Human beings have an incredible capacity to accomplish goals. Especially when working towards the same goal together, we can create miracles, as we all know. For decades, human beings have been following the visions of many pioneers such as John McCarthy and Alan Turing. It is also true that with the transition from rule-based models to statistical models, the value system of the capitalist economy and extraction was in place. As Kate Crawford says in Atlas of AI:

“The AI industry has fostered a kind of ruthless pragmatism, with minimal context, caution, or consent-driven data practices while promoting the idea that the mass harvesting of data is necessary and justified for creating systems of profitable computational ‘intelligence.’ This has resulted in a profound metamorphosis, where all forms of image, text, sound, and video are just raw data for AI systems and the ends are thought to justify the means. But we should ask: Who has benefited most from this transformation, and why have these dominant narratives of data persisted? …The logic of extraction that has shaped the relationship to the earth and human labor is also a defining feature of how data is used and understood in AI.”
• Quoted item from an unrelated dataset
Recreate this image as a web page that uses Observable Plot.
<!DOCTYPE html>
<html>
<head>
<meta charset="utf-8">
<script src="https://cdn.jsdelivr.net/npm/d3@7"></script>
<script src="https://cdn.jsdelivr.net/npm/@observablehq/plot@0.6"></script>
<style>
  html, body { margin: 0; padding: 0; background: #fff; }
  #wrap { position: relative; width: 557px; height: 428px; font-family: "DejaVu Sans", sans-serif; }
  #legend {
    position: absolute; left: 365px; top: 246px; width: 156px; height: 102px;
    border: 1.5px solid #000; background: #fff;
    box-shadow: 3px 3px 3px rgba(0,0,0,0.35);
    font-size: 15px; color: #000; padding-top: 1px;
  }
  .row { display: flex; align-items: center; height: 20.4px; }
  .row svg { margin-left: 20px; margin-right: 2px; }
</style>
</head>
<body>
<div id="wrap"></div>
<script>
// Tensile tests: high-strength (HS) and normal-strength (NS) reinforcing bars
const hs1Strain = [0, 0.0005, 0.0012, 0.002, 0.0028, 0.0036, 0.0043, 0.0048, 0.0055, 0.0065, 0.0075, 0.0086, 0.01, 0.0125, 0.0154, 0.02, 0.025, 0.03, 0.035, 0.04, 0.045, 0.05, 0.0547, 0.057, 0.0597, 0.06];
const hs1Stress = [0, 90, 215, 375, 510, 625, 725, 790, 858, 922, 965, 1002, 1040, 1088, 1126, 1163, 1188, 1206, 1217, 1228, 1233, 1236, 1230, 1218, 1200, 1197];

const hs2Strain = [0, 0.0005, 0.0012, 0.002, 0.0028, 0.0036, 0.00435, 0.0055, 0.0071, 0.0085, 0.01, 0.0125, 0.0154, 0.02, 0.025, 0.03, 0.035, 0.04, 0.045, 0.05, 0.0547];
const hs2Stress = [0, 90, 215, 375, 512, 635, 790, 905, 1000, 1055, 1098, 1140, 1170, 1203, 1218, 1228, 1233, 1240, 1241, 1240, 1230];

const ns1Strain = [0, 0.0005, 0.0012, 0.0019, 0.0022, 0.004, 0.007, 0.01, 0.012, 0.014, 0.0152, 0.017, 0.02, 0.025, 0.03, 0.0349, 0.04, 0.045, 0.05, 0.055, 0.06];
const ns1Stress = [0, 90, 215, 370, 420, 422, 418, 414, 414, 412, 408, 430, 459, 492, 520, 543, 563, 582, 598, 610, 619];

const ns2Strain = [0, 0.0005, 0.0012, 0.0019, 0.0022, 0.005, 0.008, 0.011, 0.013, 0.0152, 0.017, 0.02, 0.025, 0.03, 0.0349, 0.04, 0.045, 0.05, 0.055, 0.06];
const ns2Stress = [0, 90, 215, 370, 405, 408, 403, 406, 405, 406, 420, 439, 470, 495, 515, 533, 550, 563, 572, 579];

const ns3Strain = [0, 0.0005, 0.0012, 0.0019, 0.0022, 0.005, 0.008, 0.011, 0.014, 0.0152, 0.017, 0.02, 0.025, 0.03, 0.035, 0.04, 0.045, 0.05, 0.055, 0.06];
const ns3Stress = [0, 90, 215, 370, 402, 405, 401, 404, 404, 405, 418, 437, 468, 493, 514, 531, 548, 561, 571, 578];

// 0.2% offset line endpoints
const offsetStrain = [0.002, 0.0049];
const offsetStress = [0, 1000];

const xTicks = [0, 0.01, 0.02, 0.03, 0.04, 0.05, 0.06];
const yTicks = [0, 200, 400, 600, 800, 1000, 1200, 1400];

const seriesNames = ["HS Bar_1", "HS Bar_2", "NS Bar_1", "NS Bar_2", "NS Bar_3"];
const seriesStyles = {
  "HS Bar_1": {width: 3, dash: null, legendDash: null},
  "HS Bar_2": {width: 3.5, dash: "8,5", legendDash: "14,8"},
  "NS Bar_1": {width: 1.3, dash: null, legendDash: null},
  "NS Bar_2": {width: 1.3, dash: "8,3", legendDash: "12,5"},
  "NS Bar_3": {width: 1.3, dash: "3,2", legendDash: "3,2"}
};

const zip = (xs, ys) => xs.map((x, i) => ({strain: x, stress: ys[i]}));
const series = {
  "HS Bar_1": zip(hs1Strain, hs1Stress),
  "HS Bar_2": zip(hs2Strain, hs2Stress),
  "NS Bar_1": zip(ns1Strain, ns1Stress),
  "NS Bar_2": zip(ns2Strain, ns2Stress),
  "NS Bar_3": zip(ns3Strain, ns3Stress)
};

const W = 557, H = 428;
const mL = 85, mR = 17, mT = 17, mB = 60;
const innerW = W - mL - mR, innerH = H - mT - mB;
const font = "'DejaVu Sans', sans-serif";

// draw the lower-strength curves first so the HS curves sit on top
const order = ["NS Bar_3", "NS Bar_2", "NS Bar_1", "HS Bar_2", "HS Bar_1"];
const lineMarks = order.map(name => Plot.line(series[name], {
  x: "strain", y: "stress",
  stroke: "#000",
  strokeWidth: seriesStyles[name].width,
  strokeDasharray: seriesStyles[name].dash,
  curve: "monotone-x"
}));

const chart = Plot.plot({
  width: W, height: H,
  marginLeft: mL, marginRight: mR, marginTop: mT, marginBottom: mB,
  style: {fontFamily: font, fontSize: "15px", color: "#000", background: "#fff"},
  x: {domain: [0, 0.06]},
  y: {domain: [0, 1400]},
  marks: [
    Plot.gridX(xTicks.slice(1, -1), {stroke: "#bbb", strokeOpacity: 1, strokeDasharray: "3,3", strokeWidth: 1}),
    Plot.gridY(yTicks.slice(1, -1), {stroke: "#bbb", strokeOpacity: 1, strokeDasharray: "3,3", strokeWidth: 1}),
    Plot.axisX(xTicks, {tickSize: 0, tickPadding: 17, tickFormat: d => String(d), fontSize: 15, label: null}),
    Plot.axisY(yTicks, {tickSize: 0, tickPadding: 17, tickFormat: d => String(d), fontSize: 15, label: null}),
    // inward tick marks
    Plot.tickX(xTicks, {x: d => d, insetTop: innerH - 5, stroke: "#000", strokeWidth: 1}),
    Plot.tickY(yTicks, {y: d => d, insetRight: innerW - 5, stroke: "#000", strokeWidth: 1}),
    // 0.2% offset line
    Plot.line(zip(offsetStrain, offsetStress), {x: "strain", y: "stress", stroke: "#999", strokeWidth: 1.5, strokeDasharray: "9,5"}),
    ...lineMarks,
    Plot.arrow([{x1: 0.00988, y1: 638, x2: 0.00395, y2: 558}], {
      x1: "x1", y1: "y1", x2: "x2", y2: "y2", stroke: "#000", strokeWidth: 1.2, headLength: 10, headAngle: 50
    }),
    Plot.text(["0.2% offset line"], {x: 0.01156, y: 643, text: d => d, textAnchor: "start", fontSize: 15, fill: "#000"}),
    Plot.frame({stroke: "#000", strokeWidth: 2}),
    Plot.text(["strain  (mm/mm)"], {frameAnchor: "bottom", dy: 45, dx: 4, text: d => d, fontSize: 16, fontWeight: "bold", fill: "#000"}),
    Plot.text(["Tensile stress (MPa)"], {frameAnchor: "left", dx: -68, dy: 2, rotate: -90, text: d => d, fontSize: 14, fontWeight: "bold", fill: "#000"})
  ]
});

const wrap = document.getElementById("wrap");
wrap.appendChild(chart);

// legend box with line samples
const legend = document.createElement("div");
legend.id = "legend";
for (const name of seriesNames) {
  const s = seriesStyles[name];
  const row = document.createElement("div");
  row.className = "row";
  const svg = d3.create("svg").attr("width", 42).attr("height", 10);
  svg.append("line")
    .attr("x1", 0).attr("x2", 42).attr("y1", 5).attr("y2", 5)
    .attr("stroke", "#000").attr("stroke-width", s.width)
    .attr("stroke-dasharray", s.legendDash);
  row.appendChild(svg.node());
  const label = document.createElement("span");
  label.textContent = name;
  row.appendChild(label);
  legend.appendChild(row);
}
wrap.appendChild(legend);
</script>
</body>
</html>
Which values do we want to make our new north stars to follow, and what are our future visions? In these many different future visions, what role can benchmarks play?

Conclusion

In the first article about the history of benchmarks, «The Benchmarking Paradox: Measuring Depth and Surface in AI,» we concluded by asking, «Can benchmarks embrace both depth and surface?» While finalizing this one, I pose more provocative ones: Do benchmarks prevent us from going deeper into meaning? How can we redesign new benchmarks, create algorithms that serve everyone and flourish humanity, convert big data into deep data, and support us in discovering the true meaning of being human and becoming our better selves? Finding answers to these questions could lead to AI systems that not only perform better but also contribute to a more meaningful and equitable human experience. I invite you to share your thoughts and answers to these questions as we collectively explore the future of AI and its impact on our world.